Defendant characterizes Plaintiff's claim as failure to promote because Plaintiff temporarily held the position of Regulatory Specialist before DDOL hired Daniel McGannon for the position. (D.I. 10, p. 7). Defendant argues that Plaintiff's claim arises out of her failure to be chosen for Regulatory Specialist and her subsequent demotion to Labor Law Enforcement Supervisor. ( Id. ). Although Plaintiff's complaint discusses her temporary promotion and subsequent demotion, her complaint does not allege discrimination in the hiring process. (D.I. 1). The focus of Plaintiff's claim is on what occurred after DDOL hired Mr. McGannon and the alleged discrepancy in pay between Plaintiff and McGannon despite performing the same work and holding the same responsibilities. ( Id. at ¶¶ 18-21). Therefore, Plaintiff's claim is not synonymous with a failure to promote claim and does not go beyond the Equal Pay Act's scope.
Although Plaintiff's claim may not go beyond the Equal Pay Act's scope, she has not met her pleading obligation. She alleges that she has performed the same duties and that her position has required the same skill, effort, and responsibility as her male co-worker while being paid less than him. (D.I. 1, ¶¶ 20-21). However, her allegations are conclusory and do not equate to more than a recitation of the elements of an Equal Pay Act claim. Under Twombly, plaintiffs must do more than provide a "formulaic recitation of a cause of action's elements." 550 U.S. at 545.
Plaintiff does not have to provide a detailed account but her allegations should go beyond the conclusory statements in the complaint. Plaintiff notes in the complaint that Regulatory Specialist holds more duties and receives higher pay than the Labor Law Enforcement Supervisor. (D.I. 1, ¶¶ 8-9). Therefore, a plausible complaint might describe the duties and responsibilities of the Regulatory Specialist which necessitate the higher salary. It would then also include allegations of Plaintiff performing those same duties and responsibilities.

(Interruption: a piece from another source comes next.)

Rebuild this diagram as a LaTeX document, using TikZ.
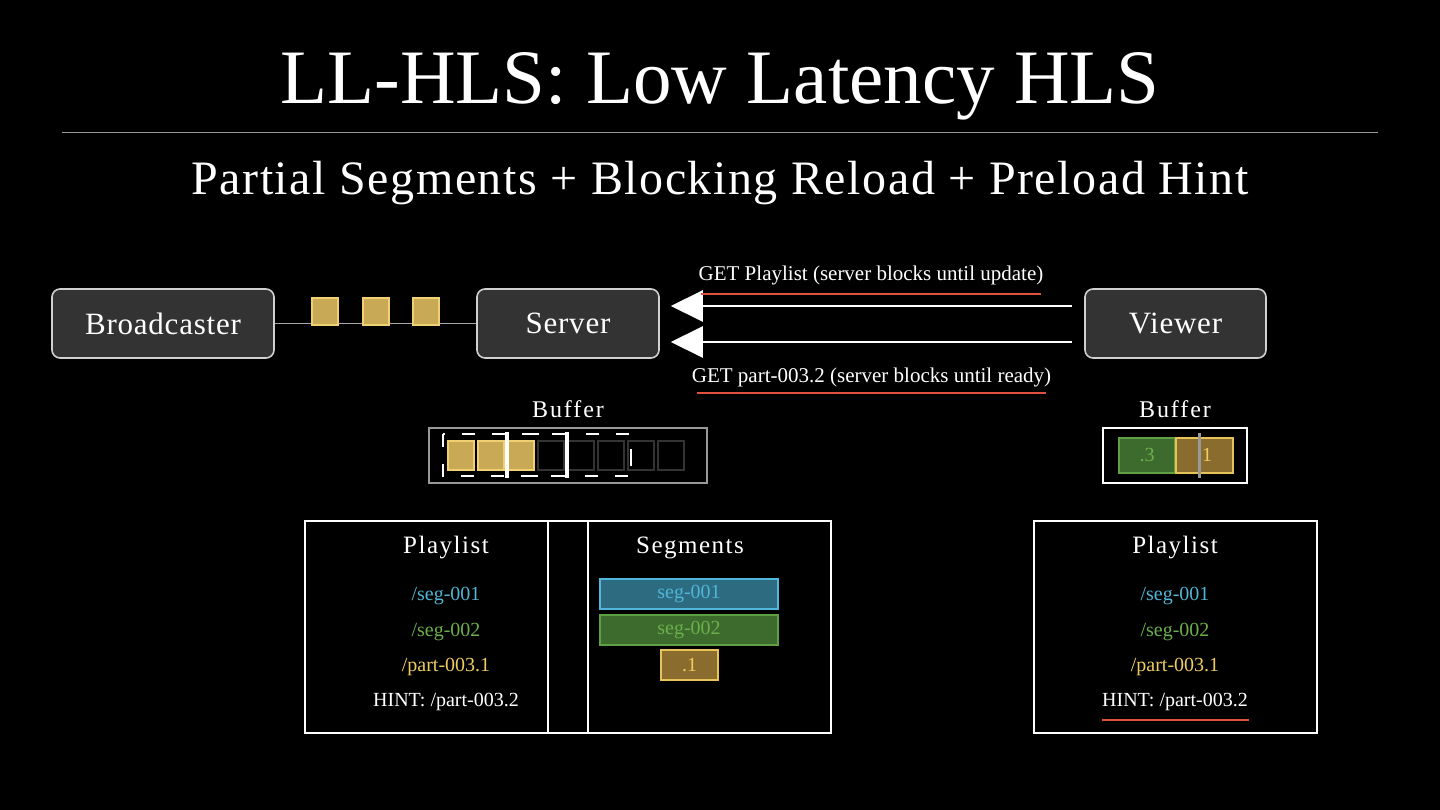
\documentclass[tikz,border=0pt]{standalone}
\usepackage{fontspec}
\setmainfont{Liberation Serif}
\newfontfamily\spacedA[LetterSpace=2.5]{Liberation Serif}
\newfontfamily\spacedB[LetterSpace=3.2]{Liberation Serif}
\newfontfamily\spacedC[LetterSpace=6]{Liberation Serif}
\newfontfamily\spacedD[LetterSpace=8]{Liberation Serif}
\usetikzlibrary{arrows.meta,calc}
\definecolor{nodefill}{HTML}{333333}
\definecolor{nodeedge}{HTML}{D0D0D0}
\definecolor{goldfill}{HTML}{C8A955}
\definecolor{goldedge}{HTML}{F0D070}
\definecolor{cyantxt}{HTML}{4FB6D6}
\definecolor{cyanfill}{HTML}{2D6B80}
\definecolor{cyanedge}{HTML}{4FB8DC}
\definecolor{greentxt}{HTML}{6CB04C}
\definecolor{greenfill}{HTML}{3D6B2E}
\definecolor{greenedge}{HTML}{5FA044}
\definecolor{yellowtxt}{HTML}{F0CC60}
\definecolor{yellowfill}{HTML}{8A6C2E}
\definecolor{yellowedge}{HTML}{E6C45A}
\definecolor{redline}{HTML}{E0503F}
\begin{document}
\begin{tikzpicture}[x=1pt,y=-1pt,
  actor/.style={draw=nodeedge, fill=nodefill, line width=1.6pt, rounded corners=8pt,
    minimum height=69pt, text=white, font=\spacedA\fontsize{31}{36}\selectfont, inner sep=0pt},
  pkt/.style={draw=goldedge, fill=goldfill, line width=2pt, minimum size=26pt, inner sep=0pt},
  bufsq/.style={draw=#1, line width=2pt, minimum width=26pt, minimum height=29pt, inner sep=0pt},
  req/.style={white, line width=2.5pt, -{Triangle[length=32pt,width=31pt]}},
  lbl/.style={text=white, font=\fontsize{21}{24}\selectfont, inner sep=0pt, anchor=base},
  head/.style={text=white, font=\spacedC\fontsize{25}{30}\selectfont, inner sep=0pt, anchor=base},
  item/.style={font=\fontsize{20}{24}\selectfont, inner sep=0pt, anchor=base},
  segbox/.style={line width=1.6pt, minimum height=30pt, inner sep=0pt, font=\fontsize{20}{24}\selectfont},
  panel/.style={draw=white, line width=1.6pt, minimum height=212pt, inner sep=0pt},
  redul/.style={redline, line width=2.5pt}
]
\fill[black] (0,0) rectangle (1440,810);
\useasboundingbox (0,0) rectangle (1440,810);

% titles
\node[text=white, font=\fontsize{77}{90}\selectfont, inner sep=0pt, anchor=base] (title) at (720,104) {LL-HLS: Low Latency HLS};
\draw[gray!80, line width=1pt] (62,133) -- (1378,133);
\node[text=white, font=\spacedB\fontsize{48}{56}\selectfont, inner sep=0pt, anchor=base] (sub) at (720,195) {Partial Segments + Blocking Reload + Preload Hint};

% actors
\node[actor, minimum width=222pt] (bc) at (163,323.5) {Broadcaster};
\node[actor, minimum width=182pt] (srv) at (568,323.5) {Server};
\node[actor, minimum width=181pt] (vw) at (1175.5,323.5) {Viewer};

\draw[gray!70, line width=1.5pt] (bc.east) -- (srv.west);
\node[pkt] (p1) at (325,311.5) {};
\node[pkt] (p2) at (375.5,311.5) {};
\node[pkt] (p3) at (425.5,311.5) {};

% requests
\draw[req] ([xshift=-12pt,yshift=17.5pt]vw.west) -- ([xshift=11pt,yshift=17.5pt]srv.east);
\draw[req] ([xshift=-12pt,yshift=-18.5pt]vw.west) -- ([xshift=11pt,yshift=-18.5pt]srv.east);
\node[lbl] (l1) at (871,281) {GET Playlist (server blocks until update)};
\draw[redul] (701,294) -- (1041,294);
\node[lbl] (l2) at (871.5,382) {GET part-003.2 (server blocks until ready)};
\draw[redul] (697,393) -- (1046,393);

% server buffer
\node[head, font=\spacedD\fontsize{24}{28}\selectfont] (bufl1) at (568,417) {Buffer};
\node[draw=gray!80, line width=1.5pt, minimum width=278pt, minimum height=55pt, inner sep=0pt] (sbuf) at (568,455.5) {};
\foreach \i in {0,1,2} {
  \node[bufsq=goldedge, fill=goldfill] (y\i) at (460.5+30*\i,455) {};
}
\foreach \i in {3,...,7} {
  \node[bufsq=nodefill, fill=black] (d\i) at (460.5+30*\i,455) {};
}
\draw[white, line width=2pt, dash pattern=on 13pt off 17pt] (443,434) rectangle (567,476);
\draw[white, line width=2pt, dash pattern=on 13pt off 17pt] (507,434) rectangle (631,476);
\draw[white, line width=4pt] (507,432) -- (507,478);
\draw[white, line width=4pt] (567,432) -- (567,478);
\draw[white, line width=2pt] (631,453) -- (631,466);

% viewer buffer
\node[head, font=\spacedD\fontsize{24}{28}\selectfont] (bufl2) at (1175,417) {Buffer};
\node[draw=white, line width=1.5pt, minimum width=144pt, minimum height=55pt, inner sep=0pt] (vbuf) at (1175,455.5) {};
\node[segbox, draw=greenedge, fill=greenfill, text=greentxt, minimum width=56pt, minimum height=35pt] (v3) at (1147,455.5) {.3};
\node[segbox, draw=yellowedge, fill=yellowfill, text=yellowtxt, minimum width=57pt, minimum height=35pt] (v1) at (1204.5,455.5) {.1};
\draw[gray!80, line width=3pt] (1199,433) -- (1199,478);

% server playlist panel
\node[panel, minimum width=526pt] (spanel) at (568,627) {};
\draw[white, line width=1.6pt] (548,521) -- (548,733);
\draw[white, line width=1.6pt] (588,521) -- (588,733);
\node[head] (sph) at (446,553) {Playlist};
\node[item, text=cyantxt] (s1) at (446,600) {/seg-001};
\node[item, text=greentxt] (s2) at (446,636) {/seg-002};
\node[item, text=yellowtxt] (s3) at (446,671) {/part-003.1};
\node[item, text=white] (s4) at (446,706) {HINT: /part-003.2};
\node[head] (segh) at (690,553) {Segments};
\node[segbox, draw=cyanedge, fill=cyanfill, text=cyantxt, minimum width=178pt] (sg1) at (689,594) {seg-001};
\node[segbox, draw=greenedge, fill=greenfill, text=greentxt, minimum width=178pt] (sg2) at (689,630) {seg-002};
\node[segbox, draw=yellowedge, fill=yellowfill, text=yellowtxt, minimum width=57pt] (sg3) at (689.5,665) {.1};

% viewer playlist panel
\node[panel, minimum width=283pt] (vpanel) at (1175.5,627) {};
\node[head] (vph) at (1175,553) {Playlist};
\node[item, text=cyantxt] (t1) at (1175,600) {/seg-001};
\node[item, text=greentxt] (t2) at (1175,636) {/seg-002};
\node[item, text=yellowtxt] (t3) at (1175,671) {/part-003.1};
\node[item, text=white] (t4) at (1175,706) {HINT: /part-003.2};
\draw[redul] (1102,720) -- (1249,720);
\end{tikzpicture}
\end{document}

In addition, a plausible complaint might describe the relationship between the Regulatory Specialist and Labor Law Enforcement Supervisor positions. If the Regulatory Specialist is a supervisory role, as Defendant asserts in its brief (D.I. 10, pp. 7-8), who does the Regulatory Specialist supervise? If the Regulatory Specialist is responsible for overseeing Plaintiff in her role, then it does not seem plausible that the two positions have equal duties and responsibilities. Therefore, the Court will grant Defendant's motion to dismiss. However, because it is possible that Plaintiff may be able to revise her factual allegations in order to state a claim, she will be given an opportunity to amend the complaint.
Because Plaintiff has not sufficiently met her pleading obligation, the Court will grant Defendant's motion to dismiss. (D.I. 9). Plaintiff will be given leave to file an amended complaint, as it is possible that she could successfully replead it, based on additional, non-conclusory facts. Plaintiff will have twenty-one days to file an amended complaint.
An appropriate order will be entered.